I am in my second month of this year’s Temple of Light, my online six month group journey. Holding this group allows me free rein to show the very deepest way that I work with people, and it is a really special place for me. But boy, have I resisted it, and other steps out of my comfort zone, along the way!

I am eternally fascinated by how I, and the people I help to support, can grow and evolve. And what I now know to be true is that sometimes, the place of my most surprising and delightful growth is on the other side of discomfort, sometimes extreme discomfort. I don’t mean that I put myself in danger, or do things that are rash or obviously unpleasant. It usually goes more like this:

I am presented with something that is ‘not me’. It seems quite interesting/exciting/appealing but it’s just ‘not me’.

In 2021, my spiritual mentor published some oracle cards through Hay House. I had already worked with Sophie for over a year and trusted her so very deeply. After my many years of learning and training, Sophie stood out as a teacher with utmost integrity. But still, I balked at the idea of oracle cards. I felt that it was a step too far; that it was taking me down a road that I wasn’t sure I wanted to walk. I would be aligning myself with a group that I wasn’t sure I wanted to align with. I felt that I would need to leave behind the part of me that still gets so much pleasure out of working on the sciencey/anatomy/muscles and bones aspect of my clients. I couldn’t see how those parts of me could coexist. But they can. They do.

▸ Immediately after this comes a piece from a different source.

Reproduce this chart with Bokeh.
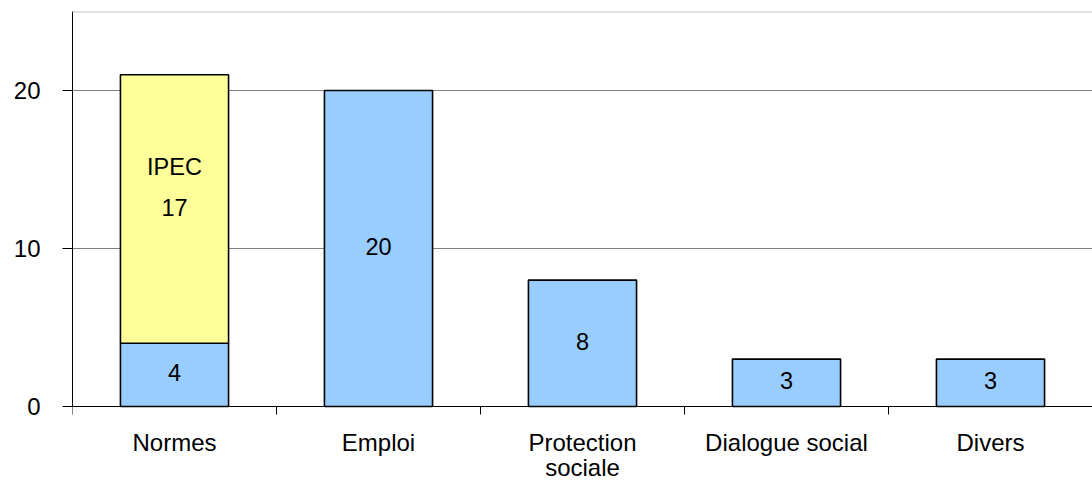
from bokeh.plotting import figure
from bokeh.models import Range1d, FixedTicker, Span, ColumnDataSource
from bokeh.core.properties import value
from bokeh.embed import file_html
from bokeh.resources import INLINE

categories = ["Normes", "Emploi", "Protection\nsociale", "Dialogue social", "Divers"]
base_values = [4, 20, 8, 3, 3]
ipec_values = [17, 0, 0, 0, 0]
ipec_label = "IPEC"
y_ticks = [0, 10, 20]
y_max = 25

FONT = "Liberation Sans"
FS = "24px"
FS_VAL = "23.5px"
BLUE = "#99CCFF"
YELLOW = "#FFFF99"

# layout (pixels)
W, H = 1092, 481
TOP, LEFT, AXIS_PX = 11, 72, 406
PPU = (AXIS_PX - TOP) / y_max           # pixels per data unit
y_min = -(H - AXIS_PX) / PPU            # extend frame below the axis for labels
TICK_LEN = 8 / PPU
LABEL_GAP = 22 / PPU
VAL_SHIFT = 2 / PPU

n = len(categories)
xs = [i + 0.5 for i in range(n)]

p = figure(width=W, height=H, output_backend="svg", toolbar_location=None,
           x_range=Range1d(0, n), y_range=Range1d(y_min, y_max),
           min_border_left=LEFT, min_border_right=0, min_border_top=TOP, min_border_bottom=0)
p.outline_line_color = None
p.background_fill_color = "white"
p.border_fill_color = "white"
p.xaxis.visible = False

# grid
p.xgrid.visible = False
p.ygrid.ticker = FixedTicker(ticks=[10, 20])
p.ygrid.grid_line_color = "#808080"
p.ygrid.grid_line_width = 1.2
p.add_layout(Span(location=y_max, dimension="width", line_color="#c8c8c8", line_width=2))

# bars
base_src = ColumnDataSource(dict(x=xs, top=base_values, lab=[str(v) for v in base_values],
                                 mid=[v / 2 + VAL_SHIFT for v in base_values]))
p.vbar(x="x", top="top", bottom=0, width=0.53, source=base_src,
       fill_color=BLUE, line_color="black", line_width=1.6)

ix = [xs[i] for i in range(n) if ipec_values[i] > 0]
ib = [base_values[i] for i in range(n) if ipec_values[i] > 0]
it = [base_values[i] + ipec_values[i] for i in range(n) if ipec_values[i] > 0]
iv = [ipec_values[i] for i in range(n) if ipec_values[i] > 0]
ipec_src = ColumnDataSource(dict(x=ix, bottom=ib, top=it, lab=[str(v) for v in iv],
                                 mid=[b + v / 2 + VAL_SHIFT for b, v in zip(ib, iv)],
                                 name_y=[b + v / 2 + VAL_SHIFT + 40 / PPU for b, v in zip(ib, iv)],
                                 name=[ipec_label] * len(ix)))
p.vbar(x="x", top="top", bottom="bottom", width=0.53, source=ipec_src,
       fill_color=YELLOW, line_color="black", line_width=1.6)

# value labels
for ycol, tcol, src in (("mid", "lab", base_src), ("mid", "lab", ipec_src), ("name_y", "name", ipec_src)):
    p.text(x="x", y=ycol, text=tcol, source=src, text_align="center",
           text_baseline="middle", text_font=value(FONT), text_font_size=FS_VAL, text_color="black")

# category axis drawn in the frame: line, boundary ticks, labels
p.add_layout(Span(location=0, dimension="width", line_color="black", line_width=1))
bounds = list(range(n + 1))
p.segment(x0=bounds, y0=[0] * (n + 1), x1=bounds, y1=[-TICK_LEN] * (n + 1),
          line_color="black", line_width=1)
cat_src = ColumnDataSource(dict(x=xs, y=[-LABEL_GAP] * n, text=categories))
p.text(x="x", y="y", text="text", source=cat_src, text_align="center",
       text_baseline="top", text_font=value(FONT), text_font_size=FS,
       text_color="black", text_line_height=0.95)

# y axis
ya = p.yaxis[0]
ya.bounds = (0, y_max)
ya.ticker = FixedTicker(ticks=y_ticks)
ya.major_tick_out = 10
ya.major_tick_in = 0
ya.minor_tick_out = 0
ya.minor_tick_in = 0
ya.major_tick_line_color = "black"
ya.axis_line_color = "black"
ya.major_label_standoff = 22
ya.major_label_text_font = FONT
ya.major_label_text_font_size = FS
ya.major_label_text_color = "black"

open("out.html", "w").write(file_html(p, INLINE))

What was happening was that I was confusing ‘me’ with all the conditioning and the projected assumptions that I have absorbed over the years of being alive. The assumptions that were shown in clear relief when I was faced with the discomfort of the oracle cards. The Ego, in its role, keeping me safe from change/ridicule/embarrassment despite the gentle push of my Soul to keep growing.

I bought the cards, and began to use them for myself and in my work with clients and they have been a fascinating tool to expand my way of connecting to energy. But, in a way, it wasn’t about the cards at all. It was simply about saying ‘Yes’ to my growing willingness to follow my curiosity, to feel the intuition and then ACT. It’s almost through doing that, I was giving a signal to the universe that I am listening and responding. And then, the growth happens, I am braver and on it goes..

Of course, it’s not about flinging ourselves towards every interesting proposition that comes our way or grasping for answers. Discernment is important. But can you see that ‘thing’ that you resist or shy away from as having a beautiful potential in your life, being an unfolding towards something new and fresh before the closing-down, safety and protetction feeling kicks in? Before the Ego speaks and says ‘I couldn’t do it because…’

Without pressure on yourself, can you notice things like this that may be coming towards you, that you push away, because it’s ‘not you’. Could you be wise and compassionate in your questioning and ask 'What is it about this that I don’t like/doesn’t fit’ instead of dismissing it entirely? Can you dissolve some of the assumptions about who you are to allow inspirations for who you can become?